Economist Matthew Slaughter argues that an improved infrastructure in the U. S. is essential to creating the jobs of the future:
There is a crucial connection between potholes and unemployment. America’s crumbling infrastructure is eroding America’s competitiveness in the global economy by eroding America’s ability to attract and retain global corporations and their high-productivity, high-wage jobs.
This was not always so. Over much of the 20th century, America’s strong infrastructure investment was a major factor attracting global corporations headquartered in other countries to invest and create jobs here. Rising U.S. standards of living were fueled by a strong infrastructure system that facilitated the growth of companies in America, both global and domestic alike: transportation systems to move people and products, electrical systems to power plants and offices, communications backbones to drive computers and creativity. By 2008, the U.S. subsidiaries of foreign companies employed over 5.6 million Americans — nearly 2 million in manufacturing — and exported $232.4 billion in goods. That’s 18.1% of America’s total.
Today is very different. America’s decaying infrastructure costs the typical American worker hundreds of hours in lost productivity. It also costs companies time and efficiency in moving their products around — and also out of — the country. This decay is particularly stark for global companies, whose executives are witness to the dynamism of emerging economies like China and India that present them with ever-widening choices for where to grow jobs and investments around the world.
Read the whole thing. Hat tip: Andrew Samwick.
I have misgivings about this prescription for any number of reasons. First, I don’t believe in a lump of infrastructure any more than I do a lump of labor or demand or GDP. The details matter. Without slighting Calhoun County, Illinois, will building another road or bridge in Calhoun County or repairing a decaying bridge there attract global companies there? I seriously doubt it. When I look outside my window, other than the unpaved road in front of my home, unpaved because the companies to whom the city has let the contract to repave it haven’t gotten around to it yet, I don’t seeing decaying streets and bridges. I do see highways that have a peak load problem and I have doubts that refurbishing a bridge or adding another lane to the Tri-State will have a great deal of impact on that. As I see it the greater problem is that where the jobs are located and where the people live are separated too far from one another. That’s not an infrastructure problem, at least not as the term infrastructure is generally used.
I do not doubt that there are decaying roads and bridges in the United States.
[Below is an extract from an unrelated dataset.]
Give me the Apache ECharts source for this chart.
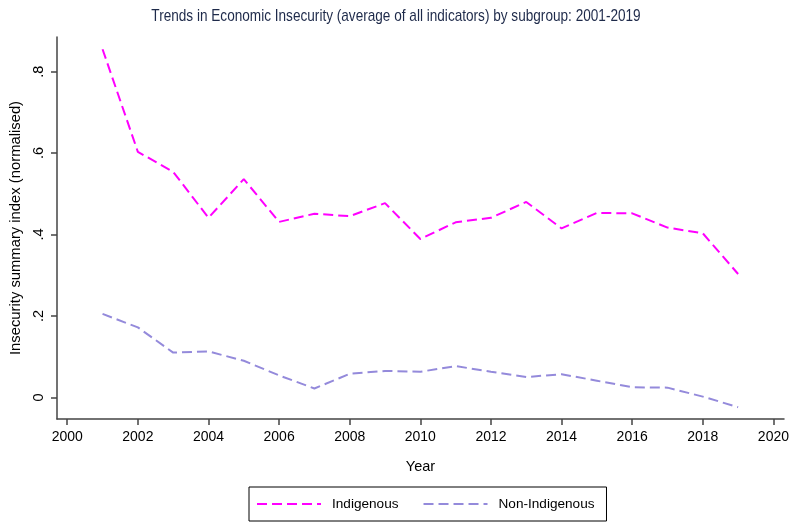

I question that there is a straight line connection between the actual roads and bridges that are decaying, where the actual needs are, and attracting global corporations to put production facilities in the United States.
I also don’t believe that adding skyboxes to sports stadiums, rebuilding roads to improve the access to casino gambling, or a nicer Admiral’s Club at the airport, items also included under the heading of infrastructure spending, are likely to attract the jobs of the future.
There is little doubt that a significant number of our schools, particularly schools that aren’t located in newly-built suburbs, are in serious need of attention. Many were built around the turn of the last century and, despite the various improvements they’ve received since then, are still essentially designed with the needs as they were seen in the first quarter of the 20th century in mind. I’m skeptical that rebuilding them or refurbishing them is the right strategy. Unless you believe that technological change has ended (an argument for another day), we can no more envision the needs of a school in 2030 than the people in 1900 could envision the needs of a school today. IMO the strategy for bringing schools up-to-date should be targeted more at low cost, pre-fab modular construction than at largescale infrastructure building programs.
We are entering a period in which circumstances are very different than those of the last half century. American businesses and American workers face serious competition from overseas competitors, whole industries can arise and vanish equally quickly, change causes both skills and capital investments to grow obsolete with alarming speed, and the needs of the elderly are likely to consume a larger proportion of government spending at all levels than it has in the past. Spending thoughtlessly is a luxury we will be hard put to afford.
I would suggest several principles that should regulate government capital spending. First, we must choose prudently among available projects rather than funding 1,000 projects in the hope that one may prove to be worthwhile. Second, the projects we should select must prove worthwhile over their productive lives. That should be obvious but we have been funding infrastructure projects with productive lives of fifty years that are obsolete in ten or, worse, are redundant or obsolete from the time the first spade is turned. We can afford what we need but we can no longer afford bridges to nowhere.
Third, government infrastructure spending should be focused on projects the private sector will not address.
Finally, we need to embrace change rather than trying to avoid or retard it. World automotive productive capacity already exceeds any consumption we can envision for the foreseeable future. The overhang in housing inventory will keep the home construction industry recovering for three to five years at the most optimistic. We have a financial sector several times the size needed to service an economy of our size. Subsidizing these industries is a desperate grab at restoring the past, not preparing for the future.
Consistent with those principles, I think the infrastructure projects we need to concentrate our ever-scarcer tax dollars on are energy and information distribution projects. Unfortunately, these are not projects that will employ large work gangs of the unemployed or produce showy results you can use to point to your tax dollars at work. But they just might produce the jobs of the future.